There are a wide array of suspension designs and cost likely influences some of them. I found the suspension in the 90's Olds Aurora to be unique and exceptional in many ways yet it seems no one else is using that.
BTW, that vehicle had absolutely zero torque steer. One of the factors contributing to torque steer is totally ignored in the design of this vehicle. Unequal length drive shafts.
What works best for tire pressure can vary a pound or two by tire model. Face it, this vehicle is a cheap vehicle, but designed with a lot of quality for the buck. A time when "you get what you pay for" qualifies.
I can not speak for your driving conditions but when replacement was necessary we put Michelin on. The vehicle almost never sees snow. The Michelin are superior to the Hankook in the following ways. Much quieter and smoother ride under any conditions such as road surface changes and variants by seasonal temperature. Stopping, especially wet, seems improved. Not throughly tested since we don't push it to find out how quickly tires will let loose. Something no one should be routinely doing. Maybe like testing brakes when they get wet, when it is safe to do so.
All tires change with wear and age as to how well they will perform a needed task. Firestone/Bridgestone claims they have overcome the aging issue with Uni-T technology, like using two different types of rubber for the tread. But I've found those tires poor in many other ways from day one or low mileage that the necessary age was never reached.
We have a small safety net these days, if it is enforced, in that tires are not to be sold as new one year past manufacturer date (it is on the sidewall). Even a tire just sitting in storage ages. The last I checked, Michelin warranty expires after five years which is now the recommended age limit for any tire. You might be able to push the envelope a little if you have special circumstances such as living in Alaska where low temperatures might slow the aging process. But then you'd likely not buy the usual tire anyway.
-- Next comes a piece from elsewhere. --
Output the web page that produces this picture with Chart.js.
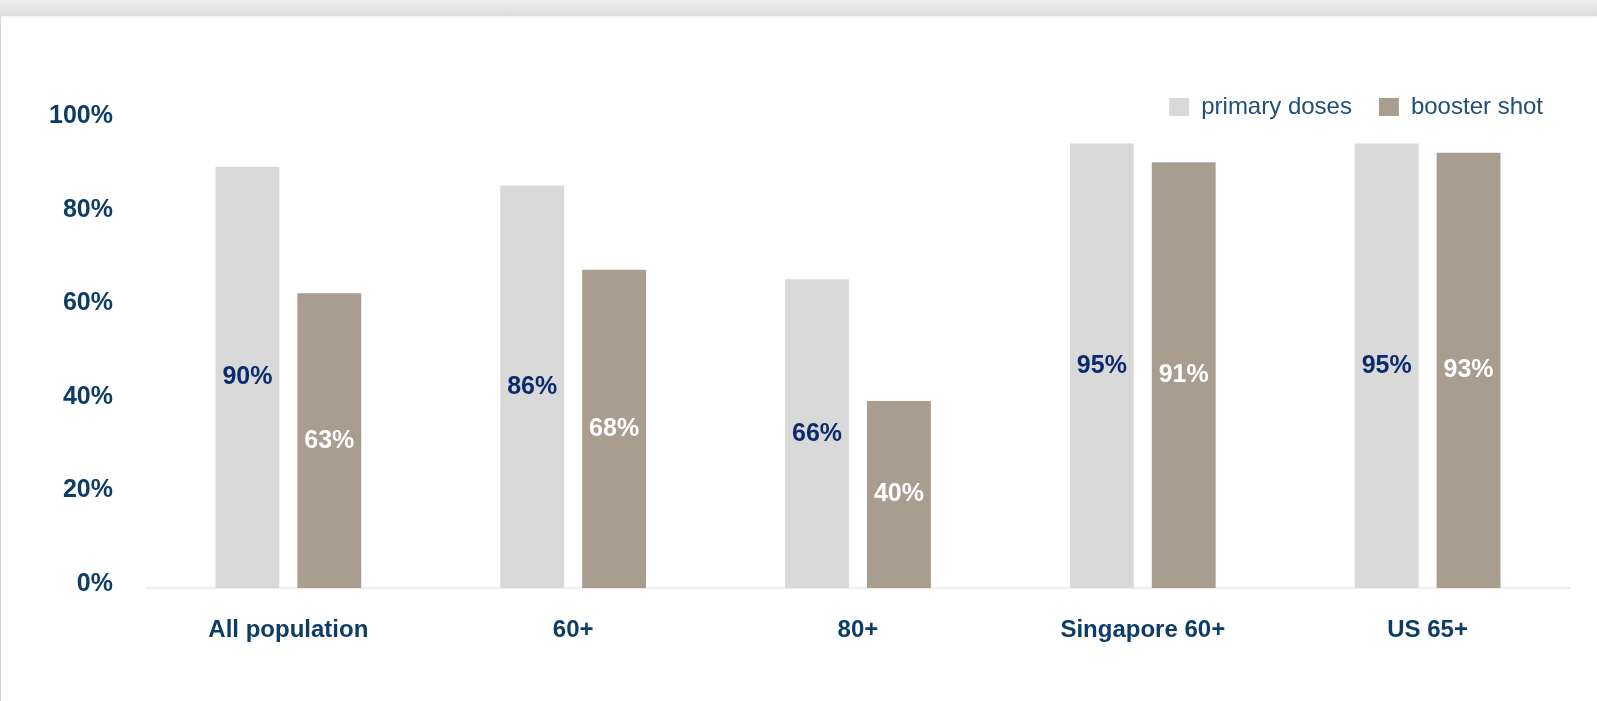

What I've found is Michelins perform quite well over their lifespan. Almost as good as new until worn most of the way and have not shown hardening until five or six years (we're not usually or always high mileage drivers) What I have learned is that some tires degrade significantly with as little a 2/32" wear. Savannah GA gets plenty of rain and not uncommon to find pockets of standing water. Hydroplane is a major concern unless you are able to always stay off the road when it rains.
Most tires have 10/32" rubber new and considered worn out at 2/32". If you frequently encounter less than ideal road it is likely not a good idea to run on that small amount of tread. Water being a primary concern, it is very important that the tires have a method of letting that water out from under the tread. Wide sidewall sipes are very good at that but also allow faster tread wear. Many manufacturers counter that by not having that side sipe the full depth of tread, but only half-way. That is, when that side sipe channel gets fully closed off you have only used 5/32" of rubber. Factoring in the dry road government standard of wornout, 2/32", that allows only 3/32" of wear before wet road performance declines rapidly. Remember that the manufacturer's brags are for new tires. And there is no way of holding them accountable if you have a hydroplane accident with half the tread left. This is a case of you, the owner, becoming responsible for your own safety. This is just one example of things to consider when buying. And it is a very important safety issue relative to automobiles. "If the tires don't work, do brakes really matter?"
I understand budgetary constraints but going cheap on tires is one of the last things you should do. Insurance might make your vehicle situation OK, but no amount of money can totally undue your body damage (personal injury).
Even if you drive a refugee from a junk yard, you should have the best tires you can find.